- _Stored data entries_
_ _ _ _ _ _ _

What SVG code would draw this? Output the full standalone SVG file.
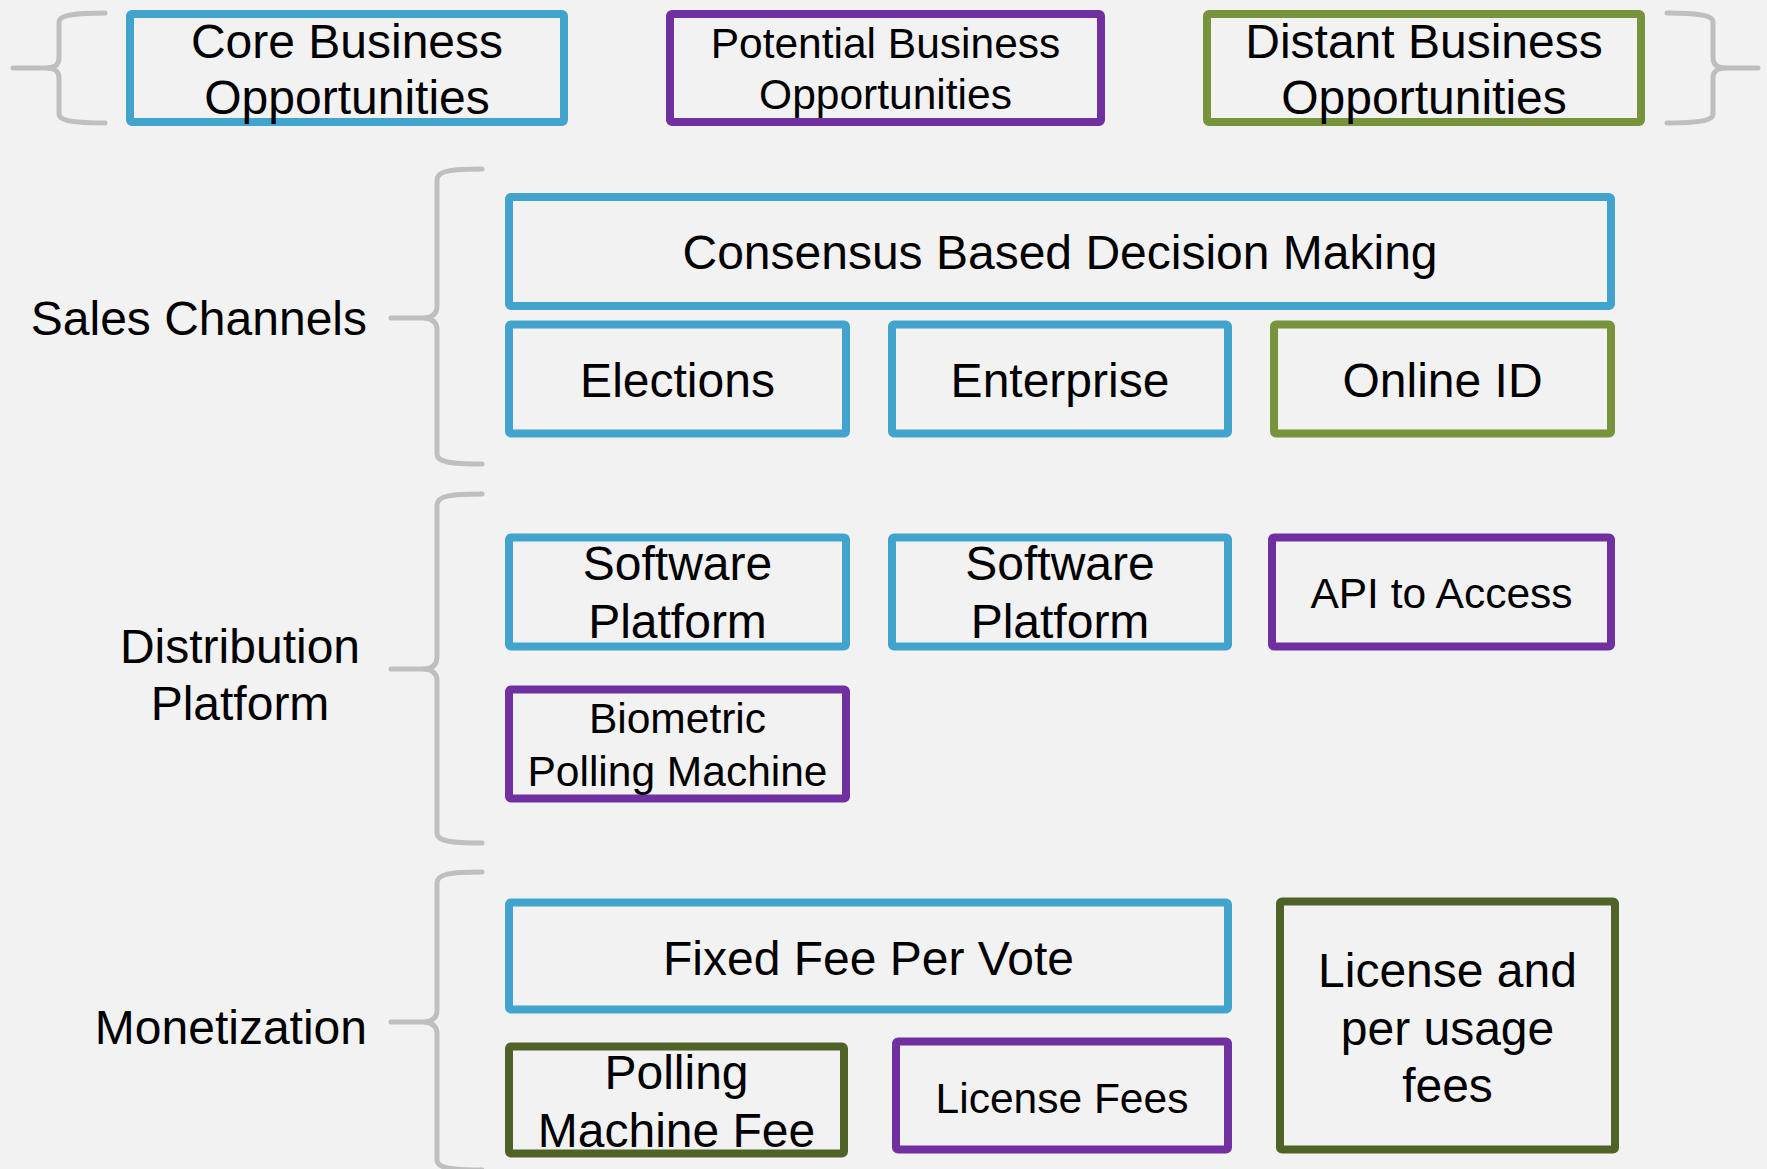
<svg xmlns="http://www.w3.org/2000/svg" width="1767" height="1169" viewBox="0 0 1767 1169">
<style>
.bg{fill:#F2F2F2}
.box{fill:none;stroke-width:8;stroke-linejoin:round}
.blue{stroke:#42A3CD}
.purple{stroke:#7030A0}
.lgreen{stroke:#77933C}
.dgreen{stroke:#4F6228}
.brace{fill:none;stroke:#BFBFBF;stroke-width:5;stroke-linecap:round;stroke-linejoin:round}
text{font-family:"Liberation Sans",Arial,sans-serif;fill:#000;text-anchor:middle}
.l{font-size:48px}
.s{font-size:42.5px}
.e{text-anchor:end}
</style>
<rect class="bg" x="0" y="0" width="1767" height="1169"/>
<g id="connectors">
<path class="brace" d="M105,13 C75,13 59,15 59,22 L59,58 C59,65 55,68 45,68 L13,68 M45,68 C55,68 59,71 59,78 L59,114 C59,121 75,123 105,123"/>
<path class="brace" d="M1667,13 C1697,13 1713,15 1713,22 L1713,58 C1713,65 1717,68 1727,68 L1758,68 M1727,68 C1717,68 1713,71 1713,78 L1713,114 C1713,121 1697,123 1667,123"/>
<path class="brace" d="M482,169 C450,169 437,171 437,180 L437,306 C437,314 432,318 422,318 L391,318 M422,318 C432,318 437,322 437,330 L437,454 C437,462 450,464 482,464"/>
<path class="brace" d="M482,494 C450,494 437,496 437,505 L437,657 C437,665 432,669 422,669 L391,669 M422,669 C432,669 437,673 437,681 L437,833 C437,841 450,843 482,843"/>
<path class="brace" d="M482,872 C450,872 437,874 437,883 L437,1010 C437,1018 432,1022 422,1022 L391,1022 M422,1022 C432,1022 437,1026 437,1034 L437,1160 C437,1168 450,1170 482,1170"/>
</g>
<g id="core">
<rect class="box blue" x="130" y="14" width="434" height="108" rx="2"/>
<text class="l" x="347" y="58">Core Business</text>
<text class="l" x="347" y="114">Opportunities</text>
</g>
<g id="potential">
<rect class="box purple" x="670" y="14" width="431" height="108" rx="2"/>
<text class="s" x="885.5" y="58">Potential Business</text>
<text class="s" x="885.5" y="109">Opportunities</text>
</g>
<g id="distant">
<rect class="box lgreen" x="1207" y="14" width="434" height="108" rx="2"/>
<text class="l" x="1424" y="58">Distant Business</text>
<text class="l" x="1424" y="114">Opportunities</text>
</g>
<g id="sales-label"><text class="l e" x="367" y="335">Sales Channels</text></g>
<g id="distribution-label">
<text class="l" x="240" y="663">Distribution</text>
<text class="l" x="240" y="720">Platform</text>
</g>
<g id="monetization-label"><text class="l e" x="367" y="1044">Monetization</text></g>
<g id="consensus">
<rect class="box blue" x="509" y="197" width="1102" height="109" rx="2"/>
<text class="l" x="1060" y="269">Consensus Based Decision Making</text>
</g>
<g id="elections">
<rect class="box blue" x="509" y="324.5" width="337" height="109" rx="2"/>
<text class="l" x="677.5" y="397">Elections</text>
</g>
<g id="enterprise">
<rect class="box blue" x="892" y="324.5" width="336" height="109" rx="2"/>
<text class="l" x="1060" y="397">Enterprise</text>
</g>
<g id="online-id">
<rect class="box lgreen" x="1274" y="324.5" width="337" height="109" rx="2"/>
<text class="l" x="1442.5" y="397">Online ID</text>
</g>
<g id="software-platform-1">
<rect class="box blue" x="509" y="537.5" width="337" height="109" rx="2"/>
<text class="l" x="677.5" y="580">Software</text>
<text class="l" x="677.5" y="638">Platform</text>
</g>
<g id="software-platform-2">
<rect class="box blue" x="892" y="537.5" width="336" height="109" rx="2"/>
<text class="l" x="1060" y="580">Software</text>
<text class="l" x="1060" y="638">Platform</text>
</g>
<g id="api">
<rect class="box purple" x="1272" y="537.5" width="339" height="109" rx="2"/>
<text class="s" x="1441.5" y="608">API to Access</text>
</g>
<g id="biometric">
<rect class="box purple" x="509" y="689.5" width="337" height="109" rx="2"/>
<text class="s" x="677.5" y="733">Biometric</text>
<text class="s" x="677.5" y="786">Polling Machine</text>
</g>
<g id="fixed-fee">
<rect class="box blue" x="509" y="902.5" width="719" height="107" rx="2"/>
<text class="l" x="868.5" y="975">Fixed Fee Per Vote</text>
</g>
<g id="polling-fee">
<rect class="box dgreen" x="509" y="1046.5" width="335" height="107" rx="2"/>
<text class="l" x="676.5" y="1089">Polling</text>
<text class="l" x="676.5" y="1147">Machine Fee</text>
</g>
<g id="license-fees">
<rect class="box purple" x="896" y="1041.5" width="332" height="108" rx="2"/>
<text class="s" x="1062" y="1113">License Fees</text>
</g>
<g id="license-usage">
<rect class="box dgreen" x="1280" y="901.5" width="335" height="248" rx="2"/>
<text class="l" x="1447.5" y="987">License and</text>
<text class="l" x="1447.5" y="1045">per usage</text>
<text class="l" x="1447.5" y="1102">fees</text>
</g>
</svg>
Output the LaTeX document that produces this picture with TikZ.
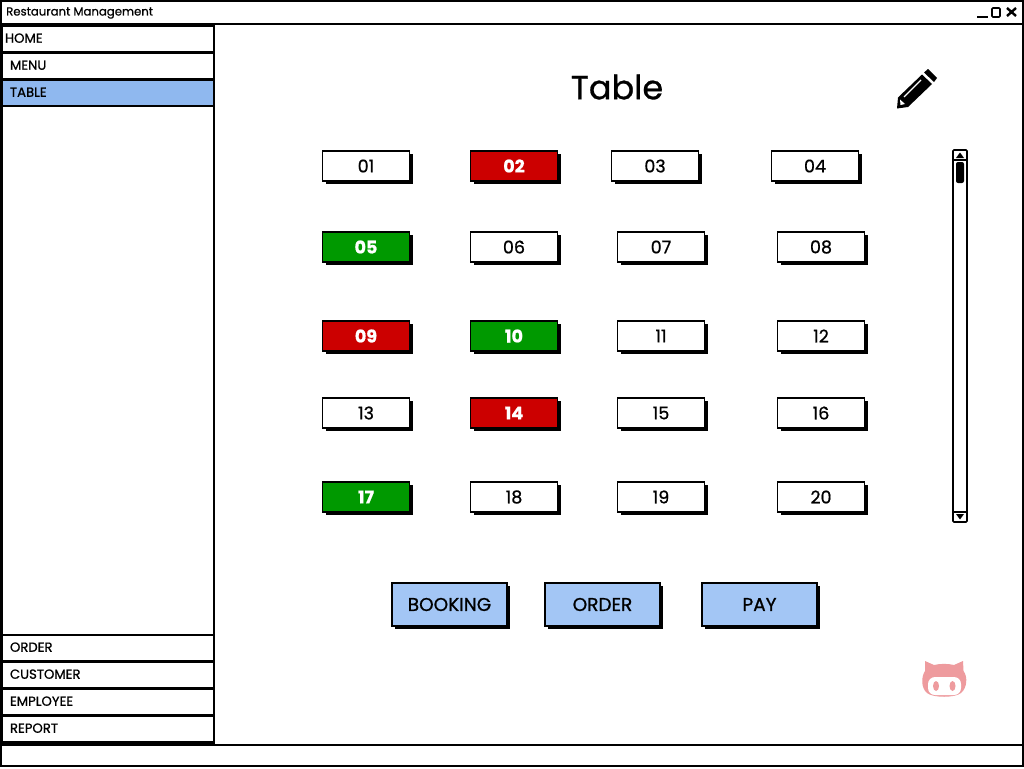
\documentclass[tikz,border=0pt]{standalone}
\usepackage{fontspec}
\setmainfont{Poppins}[FakeBold=0.8]
\usetikzlibrary{shadows}
\definecolor{menublue}{HTML}{8FB8EF}
\definecolor{btnblue}{HTML}{A3C6F5}
\definecolor{busyred}{HTML}{CC0000}
\definecolor{freegreen}{HTML}{009900}
\definecolor{catpink}{HTML}{EE9B9E}
\tikzset{
    frame/.style={draw, line width=2pt, fill=white},
    menuitem/.style={draw, line width=1.6pt, fill=white, minimum width=211pt, minimum height=26pt, inner sep=0pt, text width=196pt, text height=11.5pt, text depth=4pt, align=left, font=\fontsize{13.2}{15}\selectfont},
    tablebox/.style={draw, line width=1.5pt, fill=white, minimum width=87pt, minimum height=30pt, inner sep=0pt, font=\fontsize{17.5}{20}\selectfont, general shadow={fill=black, shadow xshift=3pt, shadow yshift=-3pt}},
    busy/.style={tablebox, fill=busyred, text=white, font=\fontsize{17.5}{20}\selectfont\bfseries},
    free/.style={tablebox, fill=freegreen, text=white, font=\fontsize{17.5}{20}\selectfont\bfseries},
    actionbtn/.style={tablebox, fill=btnblue, minimum width=115pt, minimum height=43pt, font=\fontsize{18.5}{22}\selectfont},
}
\begin{document}
\begin{tikzpicture}[x=1pt, y=-1pt]
    \useasboundingbox (0, 0) rectangle (1024, 768);
    % window
    \draw[frame] (1, 1) rectangle (1023, 766);
    \draw[frame] (1, 1) rectangle (1023, 24);
    \draw[frame] (1, 745) rectangle (1023, 766);
    \draw[frame] (2, 25) rectangle (214, 743);
    \node[anchor=west, inner sep=0pt, font=\fontsize{11.7}{14}\selectfont] (title) at (6, 13) {Restaurant Management};
    \draw[line width=2.5pt] (977, 17) -- (988, 17);
    \draw[line width=1.6pt, rounded corners=1pt] (992, 8) rectangle (1000, 17);
    \draw[line width=2.4pt] (1007, 8) -- (1016, 16) (1016, 8) -- (1007, 16);

    % sidebar
    \node[style=menuitem] (home) at (108, 39) {\hspace{-5pt}HOME};
    \node[style=menuitem] (menu) at (108, 66) {MENU};
    \node[style=menuitem, fill=menublue] (table) at (108, 93) {TABLE};
    \node[style=menuitem] (order) at (108, 648) {ORDER};
    \node[style=menuitem] (customer) at (108, 675) {CUSTOMER};
    \node[style=menuitem] (employee) at (108, 702) {EMPLOYEE};
    \node[style=menuitem] (report) at (108, 729) {REPORT};

    \node[font=\fontsize{33.5}{40}\selectfont] (heading) at (617, 87) {Table};

    % tables
    \node[style=tablebox] (t01) at (366, 166) {01};
    \node[style=busy] (t02) at (514, 166) {02};
    \node[style=tablebox] (t03) at (655, 166) {03};
    \node[style=tablebox] (t04) at (815, 166) {04};
    \node[style=free] (t05) at (366, 247) {05};
    \node[style=tablebox] (t06) at (514, 247) {06};
    \node[style=tablebox] (t07) at (661, 247) {07};
    \node[style=tablebox] (t08) at (821, 247) {08};
    \node[style=busy] (t09) at (366, 336) {09};
    \node[style=free] (t10) at (514, 336) {10};
    \node[style=tablebox] (t11) at (661, 336) {11};
    \node[style=tablebox] (t12) at (821, 336) {12};
    \node[style=tablebox] (t13) at (366, 413) {13};
    \node[style=busy] (t14) at (514, 413) {14};
    \node[style=tablebox] (t15) at (661, 413) {15};
    \node[style=tablebox] (t16) at (821, 413) {16};
    \node[style=free] (t17) at (366, 497) {17};
    \node[style=tablebox] (t18) at (514, 497) {18};
    \node[style=tablebox] (t19) at (661, 497) {19};
    \node[style=tablebox] (t20) at (821, 497) {20};

    % buttons
    \node[style=actionbtn] (booking) at (449.5, 604.5) {BOOKING};
    \node[style=actionbtn] (orderbtn) at (602.5, 604.5) {ORDER};
    \node[style=actionbtn] (pay) at (759.5, 604.5) {PAY};

    % scrollbar
    \draw[line width=1.6pt, rounded corners=1pt] (953, 150) rectangle (967, 522);
    \draw[line width=1.2pt] (953, 160) -- (967, 160) (953, 512) -- (967, 512);
    \fill (960, 152.5) -- (964, 158) -- (956, 158) -- cycle;
    \fill (960, 519.5) -- (964, 514) -- (956, 514) -- cycle;
    \fill[rounded corners=2pt] (956, 162) rectangle (964, 183);

    % pencil
    \fill (928, 69) -- (937, 78) -- (934, 82) -- (924, 72.5) -- cycle;
    \fill (922, 74.5) -- (932, 84) -- (908, 107) -- (897, 108.5) -- (898, 97.5) -- cycle;
    \draw[white, line width=1.2pt] (904, 97) -- (921, 80);
    \fill[white] (900, 99.5) -- (905, 104) -- (900.5, 105) -- cycle;

    % cat
    \fill[catpink] (925, 661) -- (934, 665) .. controls (940, 663.5) and (948, 663.5) .. (954, 665) -- (963, 661) -- (963.5, 671)
        .. controls (968, 677) and (967, 688) .. (961, 693) .. controls (955, 698) and (933, 698) .. (927, 693)
        .. controls (921, 688) and (921, 677) .. (925, 671) -- cycle;
    \fill[white, rounded corners=7pt] (928, 677) rectangle (961, 695);
    \fill[catpink] (936, 686) ellipse [x radius=3, y radius=5];
    \fill[catpink] (952.5, 686) ellipse [x radius=3, y radius=5];
\end{tikzpicture}
\end{document}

_ _ _ _ _ _ _

Set down, without pictures, the lines between the line holding "Output the LaTeX" and the line holding "at (108, 729)", both inclusive.

Output the LaTeX document that produces this picture with TikZ.
\documentclass[tikz,border=0pt]{standalone}
\usepackage{fontspec}
\setmainfont{Poppins}[FakeBold=0.8]
\usetikzlibrary{shadows}
\definecolor{menublue}{HTML}{8FB8EF}
\definecolor{btnblue}{HTML}{A3C6F5}
\definecolor{busyred}{HTML}{CC0000}
\definecolor{freegreen}{HTML}{009900}
\definecolor{catpink}{HTML}{EE9B9E}
\tikzset{
    frame/.style={draw, line width=2pt, fill=white},
    menuitem/.style={draw, line width=1.6pt, fill=white, minimum width=211pt, minimum height=26pt, inner sep=0pt, text width=196pt, text height=11.5pt, text depth=4pt, align=left, font=\fontsize{13.2}{15}\selectfont},
    tablebox/.style={draw, line width=1.5pt, fill=white, minimum width=87pt, minimum height=30pt, inner sep=0pt, font=\fontsize{17.5}{20}\selectfont, general shadow={fill=black, shadow xshift=3pt, shadow yshift=-3pt}},
    busy/.style={tablebox, fill=busyred, text=white, font=\fontsize{17.5}{20}\selectfont\bfseries},
    free/.style={tablebox, fill=freegreen, text=white, font=\fontsize{17.5}{20}\selectfont\bfseries},
    actionbtn/.style={tablebox, fill=btnblue, minimum width=115pt, minimum height=43pt, font=\fontsize{18.5}{22}\selectfont},
}
\begin{document}
\begin{tikzpicture}[x=1pt, y=-1pt]
    \useasboundingbox (0, 0) rectangle (1024, 768);
    % window
    \draw[frame] (1, 1) rectangle (1023, 766);
    \draw[frame] (1, 1) rectangle (1023, 24);
    \draw[frame] (1, 745) rectangle (1023, 766);
    \draw[frame] (2, 25) rectangle (214, 743);
    \node[anchor=west, inner sep=0pt, font=\fontsize{11.7}{14}\selectfont] (title) at (6, 13) {Restaurant Management};
    \draw[line width=2.5pt] (977, 17) -- (988, 17);
    \draw[line width=1.6pt, rounded corners=1pt] (992, 8) rectangle (1000, 17);
    \draw[line width=2.4pt] (1007, 8) -- (1016, 16) (1016, 8) -- (1007, 16);

    % sidebar
    \node[style=menuitem] (home) at (108, 39) {\hspace{-5pt}HOME};
    \node[style=menuitem] (menu) at (108, 66) {MENU};
    \node[style=menuitem, fill=menublue] (table) at (108, 93) {TABLE};
    \node[style=menuitem] (order) at (108, 648) {ORDER};
    \node[style=menuitem] (customer) at (108, 675) {CUSTOMER};
    \node[style=menuitem] (employee) at (108, 702) {EMPLOYEE};
    \node[style=menuitem] (report) at (108, 729) {REPORT};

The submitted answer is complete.